Former Dutch model Faviola Dadis, who earlier this year accused actor Steven Seagal sexually assaulting her during a 2002 audition, said she regrets having done any press on her accusations after a local Dutch TV network, RTL, doubted her account on live TV.
Dadis said she was blindsided by the Dutch entertainment reporter, Olcay Gulsen, who according to Dadis remarked during the broadcast that her accusations against the action star lacked credibility.
“She was just basically bashing me and my character and saying that she didn’t believe anything I said,” Dadis told TheWrap.
(Neither Gulsen nor the show’s producer responded to requests for comment, though Dadis said she received an apology from the producer.)
The experienced left her so traumatized, it was the last interview she did, until now.
“That killed me,” she said. She said.
In January, Dadis accused Seagal of fondling her breasts and grabbing her crotch during a 2002 audition for what he called a “romantic scene” at the W Hotel in Beverly Hills.
Dadis said she quickly ended the audition but that when she tried to leave the room, Seagal’s security guard blocked her way. “I began yelling, ‘I need to leave right now, this is B.S., I need to leave right now!’ He motioned to his security guard to let me go and I ran out,” she said. Seagal’s lawyer has denied the accusations.

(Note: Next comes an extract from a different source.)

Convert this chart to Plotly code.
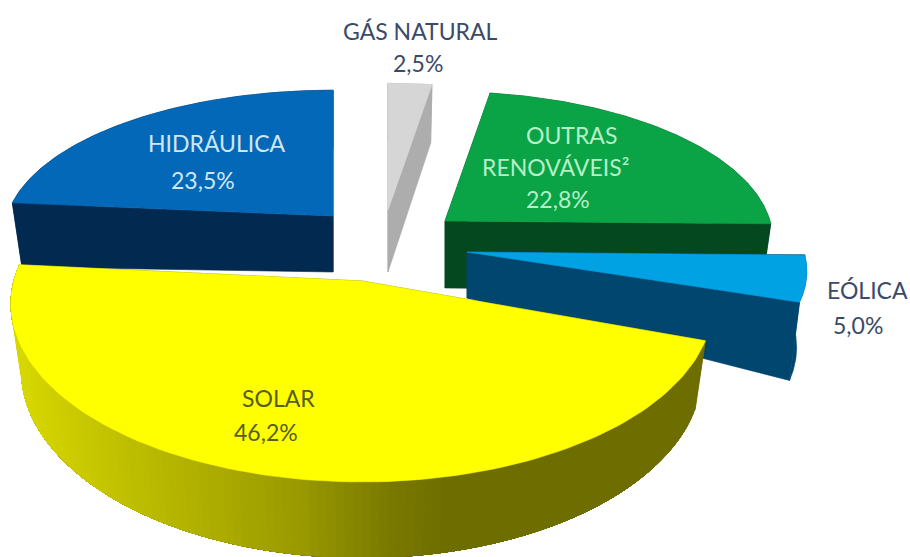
import numpy as np
import plotly.graph_objects as go

# Data
categories = ["GÁS NATURAL", "OUTRAS RENOVÁVEIS²", "EÓLICA", "SOLAR", "HIDRÁULICA"]
values = [2.5, 22.8, 5.0, 46.2, 23.5]
value_labels = ["2,5%", "22,8%", "5,0%", "46,2%", "23,5%"]

# Styles / layout
top_colors = ["#d6d6d6", "#0aa346", "#00a2e3", "#ffff00", "#0468b8"]
side_colors = ["#adadad", "#03481f", "#00466f", "#6e6c00", "#022a50"]
# apex x, apex y, x radius, y scale, depth at apex, depth at rim
geometry = [
    (388, 210, 317, 143, 62, 66),
    (445, 221, 325, 146, 67, 67),
    (467, 252, 337, 147, 46, 75),
    (362, 281, 348, 175, 66, 66),
    (333, 216, 326, 142, 56, 65),
]
PERSP = 0.129
SHRINK = 0.97
TEXT_DARK = "#3b4a68"
FONT = "Lato"
FS = 23

cum = np.cumsum([0] + values)
starts = cum[:-1] / 100 * 2 * np.pi
ends = cum[1:] / 100 * 2 * np.pi


def top_pt(t, g):
    ax, ay, A, B, _, _ = g
    u, v = np.sin(t), np.cos(t)
    w = 1 + PERSP * v
    return ax + A * u / w, ay - B * v / w


def bot_pt(t, g):
    ax, ay, A, B, da, dr = g
    x, y = top_pt(t, g)
    w = 1 + PERSP * np.cos(t)
    return ax + (x - ax) * SHRINK, y + dr / w


def poly(xs, ys, color):
    return go.Scatter(x=list(xs), y=list(ys), mode="lines", fill="toself", fillcolor=color,
                      line=dict(color=color, width=0.6), hoverinfo="skip", showlegend=False)


fig = go.Figure()
order = [0, 4, 1, 2, 3]
for i in order:
    g = geometry[i]
    ax, ay, A, B, da, dr = g
    s, e = starts[i], ends[i]
    ts = np.linspace(s, e, 120)
    tx, ty = top_pt(ts, g)
    bx, by = bot_pt(ts, g)
    name = categories[i]
    # cut faces
    for t in (s, e):
        x1, y1 = top_pt(t, g)
        x2, y2 = bot_pt(t, g)
        fig.add_trace(poly([ax, x1, x2, ax, ax], [ay, y1, y2, ay + da, ay], side_colors[i]))
    # rim
    if name == "SOLAR":
        stops_x = [20, 133, 300, 400, 455, 910]
        stops_c = [215, 190, 155, 120, 110, 110]
        edges = np.linspace(s, e, 130)
        # painted from the right: each band runs on to the far end, so no seams show
        for a in edges[:-1]:
            seg = np.linspace(a, e, 40)
            sx, sy = top_pt(seg, g)
            ux, uy = bot_pt(seg, g)
            lev = int(np.interp(sx[0], stops_x, stops_c))
            col = f"rgb({lev},{lev},0)"
            fig.add_trace(poly(np.r_[sx, ux[::-1], sx[0]], np.r_[sy, uy[::-1], sy[0]], col))
    else:
        fig.add_trace(poly(np.r_[tx, bx[::-1], tx[0]], np.r_[ty, by[::-1], ty[0]], side_colors[i]))
    # top
    fig.add_trace(poly(np.r_[ax, tx, ax], np.r_[ay, ty, ay], top_colors[i]))

labels = [
    (categories[0], 420, 31, TEXT_DARK),
    (value_labels[0], 418, 63, TEXT_DARK),
    ("OUTRAS", 571, 135, "#b5f0c9"),
    ("RENOVÁVEIS²", 555, 167, "#b5f0c9"),
    (value_labels[1], 558, 199, "#b5f0c9"),
    (categories[4], 217, 143, "#cfe6f5"),
    (value_labels[4], 203, 180, "#cfe6f5"),
    (categories[2], 867, 290, TEXT_DARK),
    (value_labels[2], 858, 325, TEXT_DARK),
    (categories[3], 278, 398, "#55601c"),
    (value_labels[3], 266, 432, "#55601c"),
]
for txt, x, y, c in labels:
    fig.add_annotation(x=x, y=y, text=txt, showarrow=False, xanchor="center", yanchor="middle",
                       font=dict(family=FONT, size=FS, color=c))

fig.update_layout(
    width=910, height=557, margin=dict(l=0, r=0, t=0, b=0),
    paper_bgcolor="white", plot_bgcolor="white", showlegend=False,
    xaxis=dict(range=[0, 910], visible=False, fixedrange=True),
    yaxis=dict(range=[557, 0], visible=False, fixedrange=True),
)
fig.write_html("out.html", config={"displayModeBar": False},
               post_script="document.body.style.margin='0';document.documentElement.style.overflow='hidden';")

She’s been surprised by the negative reactions she’s gotten since coming forward, most notably from other women.
“You’d think a woman would understand what it means to be violated in this way,” she said. “I was surprised that women themselves were making salacious comments towards me, especially on social media.”
Since first telling her story to TheWrap, Dadis held a press conference in March along with her attorney Lisa Bloom and another Seagal accuser, former actress Regina Simons. Dadis has since returned to Amsterdam, where she’s finishing her doctorate in neuroscience.
How have you been since we last talked?
I thought this would bring me closure, and it has in many ways, but it also brought up a lot things that I didn’t expect… I didn’t anticipate that something that I had gone to therapy years ago would bring about so much post-traumatic stress, basically triggering the entire incident over and over again.
Your story went viral. What was the reaction to it back home?
There were 55,000 articles written around the world about my story. It was really interesting to see the positive feedback that I got. But also the negative feedback, which surprisingly came from other women. You’d think a woman would understand what it means to be violated in this way. I was surprised that women themselves were making salacious comments towards me, especially on social media.
One man sent me a note telling me that after I came out, he took his daughter to lunch and explained to her what it means to be safe, and how to say no. But then of course you have comments like, “Oh, you’re doing this for money and you just want publicity.” So, that was really difficult.
Did the Dutch media cover your story?
The media here were very interested. I did one interview with a major newspaper and one interview with a television show. It was a horrible experience. The [TV] reporter wasn’t even a reporter. She was a B-list local celebrity… I thought we’d discuss how I feel, the aftermath.
But after the interview aired, she said on live TV that she didn’t believe it… She was just basically bashing me and my character and saying that she didn’t believe anything I said. That killed me. I wrote to her producer, who apologized profusely.
What exactly did she say?
She said she wasn’t there so she couldn’t say what really happened. But she made it clear that she didn’t believe me. It was the last interview I did.
Any positive moment?
A friend who is a professor and teaches an anthropology and social studies class at Vu University, Amsterdam, showed me their course textbooks, which has been updated over the summer to include relevant social movements such as #MeToo. There’s an actual article about me from the papers and a section at the end of the chapter where the students have to reflects upon different aspects. The section included questions about me… It made me cry and blew me away.
Last time we spoke, you had gone back to therapy. How are you now?
I’m still going to therapy on a regular basis to discuss this… I have high-functioning autism so for me it’s a very difficult thing to process.
Reliving this experience over and over has caused a lot of stress. It’s still ongoing. I’m feeling better than the last time we talked but i’m still going through it.
You filed a lawsuit against Seagal. Where does that stand?
I spoke to the D.A.’s office [in Los Angeles]. With a criminal case such as mine, where a minor is involved… the D.A. has one year after the case was filed to consider prosecutions. The case is still under review.
It’s still difficult because it’s ongoing. When it happened I sort of pushed it under the carpet because I thought it wasn’t a real rape… He groped me with his finger in the vaginal area so people kept telling me, “At least he didn’t rape you.” But it’s still a huge gross violation of my boundaries and it’s really difficult, after so many years of not dealing with it, to have to piece together what happened.
Any regrets about coming forward?
I don’t have any regrets… You can’t prepare yourself for something like this. I didn’t have any expectations. I’ve never done anything like this before. I didn’t know how intense it was going to be or how much PTSD it was going to bring up. It struck me how much it has impacted the way I look at men in powerful positions and question whether they have an ulterior motive.
It just all came rushing back and I felt like a young 17-year-old who didn’t understand why anyone had done that to me.